EXPOSÉ DES MOTIFS

Mesdames, Messieurs,

Le livre de M. Victor CASTANET « Les fossoyeurs » a provoqué une véritable déflagration dans notre pays. La financiarisation dans le domaine de la santé et en particulier dans celui des Ehpad est apparue dans toute sa crudité, voire sa sauvagerie. Les financiers se sont ainsi lancés, depuis de nombreuses années, dans une recherche effrénée du profit. Cette recherche de « l'or gris » n'a été possible que parce que l'État n'a pas joué son rôle de protection de nos concitoyens les plus âgés, les plus fragiles.

Au-delà même du scandale ORPEA, on observe la place croissante des groupes privés dans le secteur des EHPAD. Entre 1986 et 2015, le nombre de places en établissements médico-sociaux médicalisés s'est accru de 85 % ; sur la même période, le nombre de places dans le secteur privé lucratif s'est accru de + 560 %.

La prise en charge des personnes âgées est malheureusement de plus en plus un secteur économique comme les autres avec une emprise croissante des fonds de capital investissement. Les cinq plus grands groupes français sont détenus par des fonds de capital investissement. Les pouvoirs publics ont été pris de court par cette financiarisation du secteur. Pour rappel : le fondateur d'ORPEA a plus de 1 milliard d'euros de patrimoine et les plus grands groupes français d'EHPAD privés sont dans le top 500 des plus grandes fortunes françaises.
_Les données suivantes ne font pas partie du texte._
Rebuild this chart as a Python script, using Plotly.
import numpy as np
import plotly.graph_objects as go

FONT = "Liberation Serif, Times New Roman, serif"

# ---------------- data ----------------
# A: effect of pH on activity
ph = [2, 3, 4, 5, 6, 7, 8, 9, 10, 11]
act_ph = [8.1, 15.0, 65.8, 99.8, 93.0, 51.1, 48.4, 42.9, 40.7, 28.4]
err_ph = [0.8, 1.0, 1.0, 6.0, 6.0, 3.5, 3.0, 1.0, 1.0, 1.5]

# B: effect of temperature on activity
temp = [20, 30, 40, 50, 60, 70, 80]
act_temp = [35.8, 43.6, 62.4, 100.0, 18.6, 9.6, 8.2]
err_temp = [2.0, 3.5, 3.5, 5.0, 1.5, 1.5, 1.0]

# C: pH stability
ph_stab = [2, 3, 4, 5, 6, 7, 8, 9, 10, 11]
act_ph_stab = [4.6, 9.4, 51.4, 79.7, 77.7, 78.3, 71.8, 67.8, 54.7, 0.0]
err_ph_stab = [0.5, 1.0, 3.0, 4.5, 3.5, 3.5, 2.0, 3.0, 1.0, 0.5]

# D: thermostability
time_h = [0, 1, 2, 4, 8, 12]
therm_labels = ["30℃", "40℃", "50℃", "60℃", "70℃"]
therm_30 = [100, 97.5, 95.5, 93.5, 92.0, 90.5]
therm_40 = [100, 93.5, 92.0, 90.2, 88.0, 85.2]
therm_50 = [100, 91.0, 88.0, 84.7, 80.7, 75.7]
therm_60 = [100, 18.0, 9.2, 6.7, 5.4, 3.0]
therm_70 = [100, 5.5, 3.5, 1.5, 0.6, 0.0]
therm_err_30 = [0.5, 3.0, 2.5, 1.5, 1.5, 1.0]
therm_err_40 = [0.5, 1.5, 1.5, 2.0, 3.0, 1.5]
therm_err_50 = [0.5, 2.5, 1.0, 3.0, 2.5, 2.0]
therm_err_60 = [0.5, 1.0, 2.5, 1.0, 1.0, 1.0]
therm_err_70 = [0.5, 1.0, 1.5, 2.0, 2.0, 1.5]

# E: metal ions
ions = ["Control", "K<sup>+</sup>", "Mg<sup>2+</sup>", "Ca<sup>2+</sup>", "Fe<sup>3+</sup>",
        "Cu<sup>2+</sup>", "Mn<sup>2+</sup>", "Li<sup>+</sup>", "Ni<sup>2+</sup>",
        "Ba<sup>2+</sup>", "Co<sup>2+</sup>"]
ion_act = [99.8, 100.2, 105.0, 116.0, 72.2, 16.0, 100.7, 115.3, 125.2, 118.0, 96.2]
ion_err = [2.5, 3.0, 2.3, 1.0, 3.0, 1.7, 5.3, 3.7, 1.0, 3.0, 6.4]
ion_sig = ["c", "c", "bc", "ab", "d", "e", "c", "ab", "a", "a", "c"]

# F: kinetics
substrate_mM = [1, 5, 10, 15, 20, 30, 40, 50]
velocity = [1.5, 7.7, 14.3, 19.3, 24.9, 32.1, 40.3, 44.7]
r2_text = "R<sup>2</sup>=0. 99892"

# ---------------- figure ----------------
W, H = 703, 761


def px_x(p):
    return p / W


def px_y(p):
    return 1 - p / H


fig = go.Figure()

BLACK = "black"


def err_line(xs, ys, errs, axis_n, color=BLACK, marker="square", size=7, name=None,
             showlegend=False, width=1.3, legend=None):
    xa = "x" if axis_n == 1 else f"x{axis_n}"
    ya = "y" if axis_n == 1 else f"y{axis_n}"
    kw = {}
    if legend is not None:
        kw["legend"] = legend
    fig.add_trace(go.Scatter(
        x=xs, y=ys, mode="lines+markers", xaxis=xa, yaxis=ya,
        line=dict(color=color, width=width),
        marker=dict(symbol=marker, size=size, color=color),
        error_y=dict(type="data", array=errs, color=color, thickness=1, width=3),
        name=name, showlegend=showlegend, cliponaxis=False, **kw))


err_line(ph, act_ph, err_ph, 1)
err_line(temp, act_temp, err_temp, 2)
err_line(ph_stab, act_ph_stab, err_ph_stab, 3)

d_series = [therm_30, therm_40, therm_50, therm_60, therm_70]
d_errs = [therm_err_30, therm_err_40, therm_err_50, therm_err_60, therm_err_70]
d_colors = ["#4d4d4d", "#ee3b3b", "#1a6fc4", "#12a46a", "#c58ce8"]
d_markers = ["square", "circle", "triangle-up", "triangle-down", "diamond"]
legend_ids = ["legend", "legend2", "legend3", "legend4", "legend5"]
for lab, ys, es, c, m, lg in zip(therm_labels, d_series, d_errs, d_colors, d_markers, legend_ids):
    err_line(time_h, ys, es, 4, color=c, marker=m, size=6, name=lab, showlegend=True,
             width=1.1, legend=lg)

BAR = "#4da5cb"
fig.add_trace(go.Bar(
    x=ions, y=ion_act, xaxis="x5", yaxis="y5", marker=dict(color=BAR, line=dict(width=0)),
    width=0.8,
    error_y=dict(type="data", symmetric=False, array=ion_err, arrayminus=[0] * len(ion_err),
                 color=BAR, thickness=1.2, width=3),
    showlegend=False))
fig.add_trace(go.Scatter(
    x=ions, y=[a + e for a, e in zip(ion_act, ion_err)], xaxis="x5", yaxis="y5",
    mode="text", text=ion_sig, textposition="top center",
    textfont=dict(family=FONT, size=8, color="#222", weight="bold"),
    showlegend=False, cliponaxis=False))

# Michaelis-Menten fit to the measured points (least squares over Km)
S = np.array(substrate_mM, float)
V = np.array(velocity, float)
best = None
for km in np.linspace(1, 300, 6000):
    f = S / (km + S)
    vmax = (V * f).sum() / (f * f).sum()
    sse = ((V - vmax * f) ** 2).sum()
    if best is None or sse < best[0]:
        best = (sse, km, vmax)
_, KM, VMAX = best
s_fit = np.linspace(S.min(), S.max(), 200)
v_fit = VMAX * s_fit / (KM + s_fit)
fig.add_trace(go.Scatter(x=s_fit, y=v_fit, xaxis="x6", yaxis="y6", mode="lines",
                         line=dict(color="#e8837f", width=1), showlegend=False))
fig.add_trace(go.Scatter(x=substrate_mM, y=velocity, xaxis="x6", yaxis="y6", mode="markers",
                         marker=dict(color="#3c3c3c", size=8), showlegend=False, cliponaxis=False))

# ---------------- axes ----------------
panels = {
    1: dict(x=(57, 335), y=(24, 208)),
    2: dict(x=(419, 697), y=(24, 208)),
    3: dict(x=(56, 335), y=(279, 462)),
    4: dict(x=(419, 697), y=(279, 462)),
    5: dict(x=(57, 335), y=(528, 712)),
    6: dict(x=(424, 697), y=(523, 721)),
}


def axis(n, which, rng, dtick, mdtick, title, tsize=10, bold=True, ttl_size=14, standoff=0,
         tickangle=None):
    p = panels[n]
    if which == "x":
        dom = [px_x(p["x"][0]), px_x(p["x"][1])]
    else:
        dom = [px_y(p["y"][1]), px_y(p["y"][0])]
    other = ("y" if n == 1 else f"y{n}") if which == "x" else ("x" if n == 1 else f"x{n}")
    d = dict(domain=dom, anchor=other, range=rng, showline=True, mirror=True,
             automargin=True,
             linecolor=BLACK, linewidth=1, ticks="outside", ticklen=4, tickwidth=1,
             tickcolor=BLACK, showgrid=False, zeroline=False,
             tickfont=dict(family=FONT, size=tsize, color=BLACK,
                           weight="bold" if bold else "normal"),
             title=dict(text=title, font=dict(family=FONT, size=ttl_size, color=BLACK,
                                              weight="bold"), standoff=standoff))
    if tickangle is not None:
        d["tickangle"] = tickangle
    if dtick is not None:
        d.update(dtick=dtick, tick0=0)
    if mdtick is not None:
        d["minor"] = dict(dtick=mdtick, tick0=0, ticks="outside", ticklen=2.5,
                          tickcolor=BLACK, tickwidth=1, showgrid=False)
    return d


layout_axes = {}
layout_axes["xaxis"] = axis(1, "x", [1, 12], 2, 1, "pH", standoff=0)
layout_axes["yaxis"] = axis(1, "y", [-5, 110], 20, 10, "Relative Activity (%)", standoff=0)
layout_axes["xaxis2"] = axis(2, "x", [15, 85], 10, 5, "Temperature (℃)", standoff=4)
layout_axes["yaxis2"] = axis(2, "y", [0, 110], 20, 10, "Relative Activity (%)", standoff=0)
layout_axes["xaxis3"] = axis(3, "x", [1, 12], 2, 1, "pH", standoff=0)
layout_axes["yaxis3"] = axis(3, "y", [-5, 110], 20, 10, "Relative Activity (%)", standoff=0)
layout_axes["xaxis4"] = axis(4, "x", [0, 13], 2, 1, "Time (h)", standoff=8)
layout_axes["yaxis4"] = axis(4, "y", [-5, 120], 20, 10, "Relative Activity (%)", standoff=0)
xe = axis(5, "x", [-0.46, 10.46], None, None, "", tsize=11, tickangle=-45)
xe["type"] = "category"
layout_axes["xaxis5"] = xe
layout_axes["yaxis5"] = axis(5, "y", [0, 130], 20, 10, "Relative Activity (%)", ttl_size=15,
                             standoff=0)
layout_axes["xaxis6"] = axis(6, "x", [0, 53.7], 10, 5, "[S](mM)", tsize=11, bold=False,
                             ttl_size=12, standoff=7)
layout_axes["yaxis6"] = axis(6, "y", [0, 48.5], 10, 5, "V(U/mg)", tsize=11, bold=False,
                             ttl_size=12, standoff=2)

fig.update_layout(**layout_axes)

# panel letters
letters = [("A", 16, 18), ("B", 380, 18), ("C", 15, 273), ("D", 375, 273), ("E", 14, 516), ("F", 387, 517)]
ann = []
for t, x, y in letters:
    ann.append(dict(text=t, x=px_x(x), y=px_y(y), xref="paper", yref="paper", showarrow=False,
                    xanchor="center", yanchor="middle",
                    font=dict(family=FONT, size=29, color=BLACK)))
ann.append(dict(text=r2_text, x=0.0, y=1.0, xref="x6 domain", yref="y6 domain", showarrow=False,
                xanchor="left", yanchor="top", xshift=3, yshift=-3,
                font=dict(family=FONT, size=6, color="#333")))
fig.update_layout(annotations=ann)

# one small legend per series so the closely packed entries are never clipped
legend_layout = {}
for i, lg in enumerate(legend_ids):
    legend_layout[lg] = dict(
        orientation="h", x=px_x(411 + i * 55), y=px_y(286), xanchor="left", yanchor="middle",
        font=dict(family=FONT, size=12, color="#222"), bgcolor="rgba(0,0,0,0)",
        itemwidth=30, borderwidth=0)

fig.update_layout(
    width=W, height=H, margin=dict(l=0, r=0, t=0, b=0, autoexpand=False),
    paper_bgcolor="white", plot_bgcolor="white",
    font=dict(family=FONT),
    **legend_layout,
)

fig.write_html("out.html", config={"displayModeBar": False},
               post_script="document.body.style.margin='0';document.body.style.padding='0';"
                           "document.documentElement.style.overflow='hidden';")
Certes, depuis le scandale ORPEA et la crise sanitaire de 2019, la recherche de « l'or gris » s'est parfois transformée en « plomb », mais il est plus que jamais nécessaire de réguler les superprofits qui perdurent dans le secteur des Ehpad privés à but lucratif.

Le modèle économique des EHPAD repose en grande partie sur de l'argent public : sommes versées directement aux EHPAD par les Agences Régionales de Santé pour les soins et par les conseils départementaux pour la dépendance.
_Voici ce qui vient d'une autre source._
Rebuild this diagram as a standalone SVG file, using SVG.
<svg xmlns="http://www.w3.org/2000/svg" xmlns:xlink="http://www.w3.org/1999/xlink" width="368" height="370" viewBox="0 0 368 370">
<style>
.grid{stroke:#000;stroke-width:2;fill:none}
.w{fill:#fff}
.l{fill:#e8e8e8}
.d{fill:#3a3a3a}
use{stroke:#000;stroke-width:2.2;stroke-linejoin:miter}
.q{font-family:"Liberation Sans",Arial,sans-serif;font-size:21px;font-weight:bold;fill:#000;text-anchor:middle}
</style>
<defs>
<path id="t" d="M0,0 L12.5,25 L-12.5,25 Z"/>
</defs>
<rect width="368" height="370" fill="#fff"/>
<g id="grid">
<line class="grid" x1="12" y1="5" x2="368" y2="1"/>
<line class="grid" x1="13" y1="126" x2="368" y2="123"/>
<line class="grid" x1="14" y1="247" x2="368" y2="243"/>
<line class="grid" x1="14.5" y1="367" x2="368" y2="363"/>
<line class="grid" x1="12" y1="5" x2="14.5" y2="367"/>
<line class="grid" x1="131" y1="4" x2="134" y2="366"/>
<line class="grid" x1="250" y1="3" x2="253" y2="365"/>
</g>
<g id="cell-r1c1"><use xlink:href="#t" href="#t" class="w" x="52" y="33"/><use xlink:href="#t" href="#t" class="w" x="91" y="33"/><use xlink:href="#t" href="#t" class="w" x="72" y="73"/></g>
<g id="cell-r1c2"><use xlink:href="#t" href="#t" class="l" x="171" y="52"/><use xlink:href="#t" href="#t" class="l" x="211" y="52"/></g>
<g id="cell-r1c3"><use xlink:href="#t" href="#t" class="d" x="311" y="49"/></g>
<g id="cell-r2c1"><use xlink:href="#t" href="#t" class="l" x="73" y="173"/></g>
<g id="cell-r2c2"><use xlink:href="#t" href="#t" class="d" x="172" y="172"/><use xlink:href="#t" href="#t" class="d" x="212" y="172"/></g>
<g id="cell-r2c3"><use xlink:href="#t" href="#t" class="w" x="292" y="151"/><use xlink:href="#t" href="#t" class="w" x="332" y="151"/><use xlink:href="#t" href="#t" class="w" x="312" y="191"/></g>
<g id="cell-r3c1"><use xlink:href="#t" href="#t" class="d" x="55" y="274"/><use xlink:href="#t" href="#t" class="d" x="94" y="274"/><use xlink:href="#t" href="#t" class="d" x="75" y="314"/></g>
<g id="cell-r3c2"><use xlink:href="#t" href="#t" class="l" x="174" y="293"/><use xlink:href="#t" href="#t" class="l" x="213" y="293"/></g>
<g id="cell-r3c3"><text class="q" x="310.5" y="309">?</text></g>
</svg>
En France, il n'y a pas de liberté d'installation des EHPAD, l'État agrée l'ouverture de structures en fonction des besoins des populations. Cet agrément est totalement gratuit alors même que les subventions publiques annuelles représentent environ 40 % du chiffre d'affaires des EHPAD privés à but lucratif.

Il est donc totalement logique de taxer les superprofits réalisés par les Ehpad privés lucratifs. Sont assujettis à cette nouvelle taxation les Ehpad privés lucratifs dont la rentabilité financière dépasse un certain seuil. La rentabilité financière est calculée en divisant le résultat net par les capitaux propres d'une entreprise. Elle permet d'apprécier quel bénéfice est dégagé pour chaque euro investi dans une entreprise par les actionnaires.
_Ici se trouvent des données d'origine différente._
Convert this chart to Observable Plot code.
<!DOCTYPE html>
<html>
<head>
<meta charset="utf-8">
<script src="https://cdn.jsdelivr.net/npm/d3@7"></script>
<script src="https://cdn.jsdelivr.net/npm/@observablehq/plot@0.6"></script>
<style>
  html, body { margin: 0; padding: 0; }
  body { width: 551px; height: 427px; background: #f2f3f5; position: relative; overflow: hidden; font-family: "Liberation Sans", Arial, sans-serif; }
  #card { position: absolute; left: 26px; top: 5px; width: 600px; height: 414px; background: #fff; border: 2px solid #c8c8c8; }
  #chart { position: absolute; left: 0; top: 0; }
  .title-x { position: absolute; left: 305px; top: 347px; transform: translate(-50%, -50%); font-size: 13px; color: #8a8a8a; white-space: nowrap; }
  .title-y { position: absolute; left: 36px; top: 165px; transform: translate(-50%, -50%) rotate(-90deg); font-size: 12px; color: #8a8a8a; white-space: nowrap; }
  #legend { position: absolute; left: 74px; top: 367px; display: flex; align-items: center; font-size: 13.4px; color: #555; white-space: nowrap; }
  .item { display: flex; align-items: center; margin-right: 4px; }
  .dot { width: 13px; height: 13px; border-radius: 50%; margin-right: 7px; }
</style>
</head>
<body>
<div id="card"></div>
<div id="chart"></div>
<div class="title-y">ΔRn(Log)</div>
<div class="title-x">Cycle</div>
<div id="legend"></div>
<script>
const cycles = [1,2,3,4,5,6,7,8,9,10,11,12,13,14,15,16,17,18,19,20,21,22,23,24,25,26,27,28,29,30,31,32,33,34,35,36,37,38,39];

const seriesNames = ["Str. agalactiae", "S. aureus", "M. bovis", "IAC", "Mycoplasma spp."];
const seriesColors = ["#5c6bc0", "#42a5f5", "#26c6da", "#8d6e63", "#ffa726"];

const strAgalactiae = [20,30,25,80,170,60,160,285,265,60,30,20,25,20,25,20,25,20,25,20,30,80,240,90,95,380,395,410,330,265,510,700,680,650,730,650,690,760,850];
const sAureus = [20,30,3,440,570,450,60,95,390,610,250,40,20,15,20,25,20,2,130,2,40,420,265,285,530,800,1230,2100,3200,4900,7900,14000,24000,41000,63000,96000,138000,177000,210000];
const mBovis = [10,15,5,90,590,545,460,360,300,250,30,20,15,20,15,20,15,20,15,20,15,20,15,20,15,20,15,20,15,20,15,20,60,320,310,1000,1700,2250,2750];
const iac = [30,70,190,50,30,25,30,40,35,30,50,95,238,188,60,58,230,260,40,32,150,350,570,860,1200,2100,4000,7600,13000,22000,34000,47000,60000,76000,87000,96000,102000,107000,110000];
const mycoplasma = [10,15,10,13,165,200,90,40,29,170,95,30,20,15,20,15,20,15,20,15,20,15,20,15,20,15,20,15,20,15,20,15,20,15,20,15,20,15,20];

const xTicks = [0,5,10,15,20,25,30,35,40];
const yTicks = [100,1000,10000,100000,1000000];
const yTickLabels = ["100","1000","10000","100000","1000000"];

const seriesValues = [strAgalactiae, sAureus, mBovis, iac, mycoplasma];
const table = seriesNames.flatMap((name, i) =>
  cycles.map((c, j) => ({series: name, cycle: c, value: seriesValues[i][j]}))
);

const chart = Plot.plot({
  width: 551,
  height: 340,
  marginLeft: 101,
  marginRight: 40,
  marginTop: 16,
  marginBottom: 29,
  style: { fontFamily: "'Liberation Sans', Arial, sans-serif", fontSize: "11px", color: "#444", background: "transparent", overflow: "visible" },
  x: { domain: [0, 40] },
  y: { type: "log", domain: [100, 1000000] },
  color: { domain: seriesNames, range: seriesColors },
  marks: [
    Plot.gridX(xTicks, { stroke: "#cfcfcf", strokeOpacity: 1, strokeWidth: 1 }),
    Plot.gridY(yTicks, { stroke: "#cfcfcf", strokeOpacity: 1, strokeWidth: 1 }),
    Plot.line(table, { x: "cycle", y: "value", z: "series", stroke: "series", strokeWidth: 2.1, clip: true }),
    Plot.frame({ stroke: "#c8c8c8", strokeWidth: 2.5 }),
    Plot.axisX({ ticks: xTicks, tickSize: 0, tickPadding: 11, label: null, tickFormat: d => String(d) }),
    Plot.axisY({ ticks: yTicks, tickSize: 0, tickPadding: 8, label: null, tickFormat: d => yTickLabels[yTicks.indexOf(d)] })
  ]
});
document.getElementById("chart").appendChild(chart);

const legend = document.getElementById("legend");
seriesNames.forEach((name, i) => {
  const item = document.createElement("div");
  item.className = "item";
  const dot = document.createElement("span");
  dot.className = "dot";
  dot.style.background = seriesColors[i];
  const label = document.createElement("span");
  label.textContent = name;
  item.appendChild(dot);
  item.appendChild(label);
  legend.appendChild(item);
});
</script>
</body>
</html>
Le seuil de déclenchement de cette nouvelle taxation des Ehpad privés lucratifs est fixé au taux de 10 % de rentabilité financière. Les données de la Banque de France et de l'INSEE indiquent que la rentabilité financière des PME était en 2021 de 11,5 %, celle des entreprises de taille intermédiaire (ETI) de 8,3 % et celle des grandes entreprises de 11,2 %. Une rentabilité de 10 % peut être considérée comme satisfaisante et suffisante pour des entreprises à vocation sociale.

Pour plus de simplicité, la taxation prend la forme d'une contribution additionnelle à l'impôt sur les sociétés, impôt dont le taux de droit commun est aujourd'hui fixé à 25 % en application de l'article 219 du code général des impôts.

Cette contribution additionnelle à l'impôt sur les sociétés est progressive avec deux tranches : pour la première tranche, la contribution est égale à 20 % du montant de l'impôt sur les sociétés acquitté par l'Ehpad privé à but lucratif lorsque le résultat net de l'établissement est supérieur à 10 % du montant des capitaux propres de l'entreprise. Ce taux est porté à 30 % en cas de rentabilité supérieure à 15 %.

Le produit de cette contribution additionnelle est affecté à la Caisse nationale de solidarité pour l'autonomie (CNSA), garantissant ainsi son utilisation pour financer des mesures en faveur des personnes handicapées ou des personnes âgées dépendantes.